Monday, June 18, 2012

THE BEGINNER'S GOODBYE by Anne Tyler

Dorothy keeps popping up unexpectedly. Aaron, her husband, first sees her at the house the oak tree fell on. She then starts joining him at random times and places: in the grocery store check-out line, in the street near his office, in Belvedere Square. One day she appears just outside his office window, by the trash cans.

The odd thing is, Dorothy has been dead for nearly a year.

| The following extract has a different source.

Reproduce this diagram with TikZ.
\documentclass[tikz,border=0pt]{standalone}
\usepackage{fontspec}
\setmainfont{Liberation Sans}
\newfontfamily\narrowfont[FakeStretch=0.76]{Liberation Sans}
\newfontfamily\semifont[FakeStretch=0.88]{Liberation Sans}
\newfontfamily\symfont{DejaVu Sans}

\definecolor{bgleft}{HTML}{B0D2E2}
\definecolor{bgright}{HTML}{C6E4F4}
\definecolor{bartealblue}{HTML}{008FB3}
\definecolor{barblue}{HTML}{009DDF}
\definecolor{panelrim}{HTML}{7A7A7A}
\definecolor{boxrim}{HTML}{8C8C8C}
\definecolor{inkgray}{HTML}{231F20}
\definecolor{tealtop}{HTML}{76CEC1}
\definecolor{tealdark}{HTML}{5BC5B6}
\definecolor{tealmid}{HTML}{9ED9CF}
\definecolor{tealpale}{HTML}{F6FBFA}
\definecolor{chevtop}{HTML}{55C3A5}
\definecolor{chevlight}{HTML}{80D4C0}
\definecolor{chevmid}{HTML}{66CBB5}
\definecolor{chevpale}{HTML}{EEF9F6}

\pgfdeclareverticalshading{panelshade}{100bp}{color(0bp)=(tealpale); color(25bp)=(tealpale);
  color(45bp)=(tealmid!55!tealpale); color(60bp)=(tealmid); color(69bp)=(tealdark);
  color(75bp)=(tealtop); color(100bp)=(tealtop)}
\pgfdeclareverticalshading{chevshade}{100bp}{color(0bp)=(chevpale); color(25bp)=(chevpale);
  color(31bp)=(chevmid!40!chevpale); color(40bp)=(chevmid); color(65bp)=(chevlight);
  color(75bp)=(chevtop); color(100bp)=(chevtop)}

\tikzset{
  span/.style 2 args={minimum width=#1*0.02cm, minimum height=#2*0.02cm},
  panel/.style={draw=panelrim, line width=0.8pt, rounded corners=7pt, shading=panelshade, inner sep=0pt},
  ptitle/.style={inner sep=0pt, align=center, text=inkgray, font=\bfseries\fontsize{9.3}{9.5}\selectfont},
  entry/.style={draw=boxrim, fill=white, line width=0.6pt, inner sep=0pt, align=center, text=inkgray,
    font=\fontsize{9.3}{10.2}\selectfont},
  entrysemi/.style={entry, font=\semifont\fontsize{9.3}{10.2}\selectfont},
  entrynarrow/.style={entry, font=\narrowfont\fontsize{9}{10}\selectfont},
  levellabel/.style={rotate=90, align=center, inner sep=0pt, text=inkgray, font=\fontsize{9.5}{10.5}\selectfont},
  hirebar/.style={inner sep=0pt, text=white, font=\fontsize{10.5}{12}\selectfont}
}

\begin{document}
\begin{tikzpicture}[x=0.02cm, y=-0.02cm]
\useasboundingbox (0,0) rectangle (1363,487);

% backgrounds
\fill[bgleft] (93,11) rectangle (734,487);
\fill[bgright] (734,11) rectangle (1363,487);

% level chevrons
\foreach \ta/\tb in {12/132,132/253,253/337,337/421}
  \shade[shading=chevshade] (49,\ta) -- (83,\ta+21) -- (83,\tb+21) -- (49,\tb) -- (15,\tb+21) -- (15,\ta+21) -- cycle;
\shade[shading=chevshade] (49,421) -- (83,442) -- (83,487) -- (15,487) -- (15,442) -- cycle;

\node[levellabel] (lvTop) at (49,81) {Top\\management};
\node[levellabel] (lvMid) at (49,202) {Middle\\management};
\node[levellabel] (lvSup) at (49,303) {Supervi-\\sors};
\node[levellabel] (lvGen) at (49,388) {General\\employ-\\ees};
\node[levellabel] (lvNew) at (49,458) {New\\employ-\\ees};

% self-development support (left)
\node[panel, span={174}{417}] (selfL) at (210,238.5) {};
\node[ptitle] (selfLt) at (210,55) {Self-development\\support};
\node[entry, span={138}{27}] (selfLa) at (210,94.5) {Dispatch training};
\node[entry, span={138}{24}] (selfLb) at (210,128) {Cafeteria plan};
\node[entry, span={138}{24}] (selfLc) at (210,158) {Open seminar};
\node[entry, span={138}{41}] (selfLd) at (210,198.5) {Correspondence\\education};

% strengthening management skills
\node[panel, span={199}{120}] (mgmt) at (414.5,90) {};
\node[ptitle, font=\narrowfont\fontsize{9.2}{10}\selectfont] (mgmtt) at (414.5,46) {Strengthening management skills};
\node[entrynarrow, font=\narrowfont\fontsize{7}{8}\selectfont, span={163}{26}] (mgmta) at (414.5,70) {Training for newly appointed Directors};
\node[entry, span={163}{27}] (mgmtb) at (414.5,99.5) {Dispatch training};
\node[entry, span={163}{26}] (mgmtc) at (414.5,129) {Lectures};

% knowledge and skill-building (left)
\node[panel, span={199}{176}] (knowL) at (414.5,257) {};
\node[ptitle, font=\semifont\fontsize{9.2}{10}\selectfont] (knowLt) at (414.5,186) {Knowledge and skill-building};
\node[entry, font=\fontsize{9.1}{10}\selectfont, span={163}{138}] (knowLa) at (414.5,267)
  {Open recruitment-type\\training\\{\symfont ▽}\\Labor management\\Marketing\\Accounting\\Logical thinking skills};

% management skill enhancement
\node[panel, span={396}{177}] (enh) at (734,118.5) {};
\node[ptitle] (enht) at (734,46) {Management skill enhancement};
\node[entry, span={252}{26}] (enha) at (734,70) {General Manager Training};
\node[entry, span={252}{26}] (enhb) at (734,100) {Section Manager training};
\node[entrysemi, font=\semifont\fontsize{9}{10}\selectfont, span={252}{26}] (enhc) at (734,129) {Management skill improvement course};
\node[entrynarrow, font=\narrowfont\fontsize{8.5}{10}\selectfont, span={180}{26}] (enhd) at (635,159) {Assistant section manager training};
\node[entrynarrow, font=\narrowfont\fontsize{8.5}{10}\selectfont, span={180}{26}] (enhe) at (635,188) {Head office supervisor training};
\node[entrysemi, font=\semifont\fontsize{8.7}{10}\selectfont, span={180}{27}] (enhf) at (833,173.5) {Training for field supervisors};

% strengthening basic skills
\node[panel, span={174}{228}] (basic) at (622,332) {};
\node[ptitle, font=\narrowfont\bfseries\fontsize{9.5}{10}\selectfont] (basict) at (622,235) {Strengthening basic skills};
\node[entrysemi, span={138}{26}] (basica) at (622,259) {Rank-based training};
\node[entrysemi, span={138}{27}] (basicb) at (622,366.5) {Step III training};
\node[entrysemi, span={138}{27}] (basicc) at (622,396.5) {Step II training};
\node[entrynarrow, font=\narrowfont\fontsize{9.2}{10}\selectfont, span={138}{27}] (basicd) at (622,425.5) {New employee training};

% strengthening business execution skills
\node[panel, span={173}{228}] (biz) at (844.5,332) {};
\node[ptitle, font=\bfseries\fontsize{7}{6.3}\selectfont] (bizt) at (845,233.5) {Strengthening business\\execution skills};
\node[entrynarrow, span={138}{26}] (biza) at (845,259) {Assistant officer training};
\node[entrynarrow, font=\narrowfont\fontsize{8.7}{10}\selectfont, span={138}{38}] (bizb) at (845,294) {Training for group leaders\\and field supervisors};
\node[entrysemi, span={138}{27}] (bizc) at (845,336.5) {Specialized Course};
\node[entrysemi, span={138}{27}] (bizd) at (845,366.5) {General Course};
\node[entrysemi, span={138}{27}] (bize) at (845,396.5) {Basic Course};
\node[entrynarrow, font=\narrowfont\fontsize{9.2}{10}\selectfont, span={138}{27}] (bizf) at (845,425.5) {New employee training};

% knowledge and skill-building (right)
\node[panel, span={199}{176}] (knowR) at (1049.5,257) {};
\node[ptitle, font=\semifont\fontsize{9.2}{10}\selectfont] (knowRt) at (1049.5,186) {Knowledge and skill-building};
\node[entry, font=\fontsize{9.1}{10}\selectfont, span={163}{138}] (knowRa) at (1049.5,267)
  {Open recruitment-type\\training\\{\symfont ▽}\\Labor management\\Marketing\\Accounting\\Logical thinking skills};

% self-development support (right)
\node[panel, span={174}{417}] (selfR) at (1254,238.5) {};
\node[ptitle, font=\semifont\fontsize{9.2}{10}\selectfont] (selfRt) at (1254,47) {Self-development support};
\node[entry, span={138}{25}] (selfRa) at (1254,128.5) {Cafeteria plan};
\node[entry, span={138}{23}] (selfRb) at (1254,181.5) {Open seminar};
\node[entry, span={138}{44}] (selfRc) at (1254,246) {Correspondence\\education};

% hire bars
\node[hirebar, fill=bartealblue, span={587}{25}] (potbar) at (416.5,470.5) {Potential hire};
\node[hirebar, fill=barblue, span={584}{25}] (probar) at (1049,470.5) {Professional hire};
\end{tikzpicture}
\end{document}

Aaron is neither romantic nor religious. He's the dutiful, unimaginative editor at the family-owned vanity press, publishers of a Beginner's series--"something on the order of the Dummies books, but without the cheerleader tone of voice," thin books to get you started:
Anything is manageable if it's divided into small enough increments, was the theory; even life's most complicated lessons. Not The Beginner's Cookbook but The Beginner's Soups.... Not The Beginner's Child Care but The Beginner's Colicky Baby.
But how can Aaron apply this wisdom to grieving? How can he begin to say goodbye to Dorothy, his wife of ten years?

The Beginner's Goodbye includes everything you'd expect in an Anne Tyler novel (it's her 19th): Lovable, socially awkward characters. Family ties that sometimes bind. Writing that is at once accessible and literary, comic and profound. Baltimore.

It's not as rich as Tyler's magnificent Dinner at the Homesick Restaurant, but then a Beginner's guide is just meant to get you started. This one could start a lot of conversations, not only about grief but also about communication in marriage, and how we sabotage our own happiness, and whether marriage partners can ever really know one another.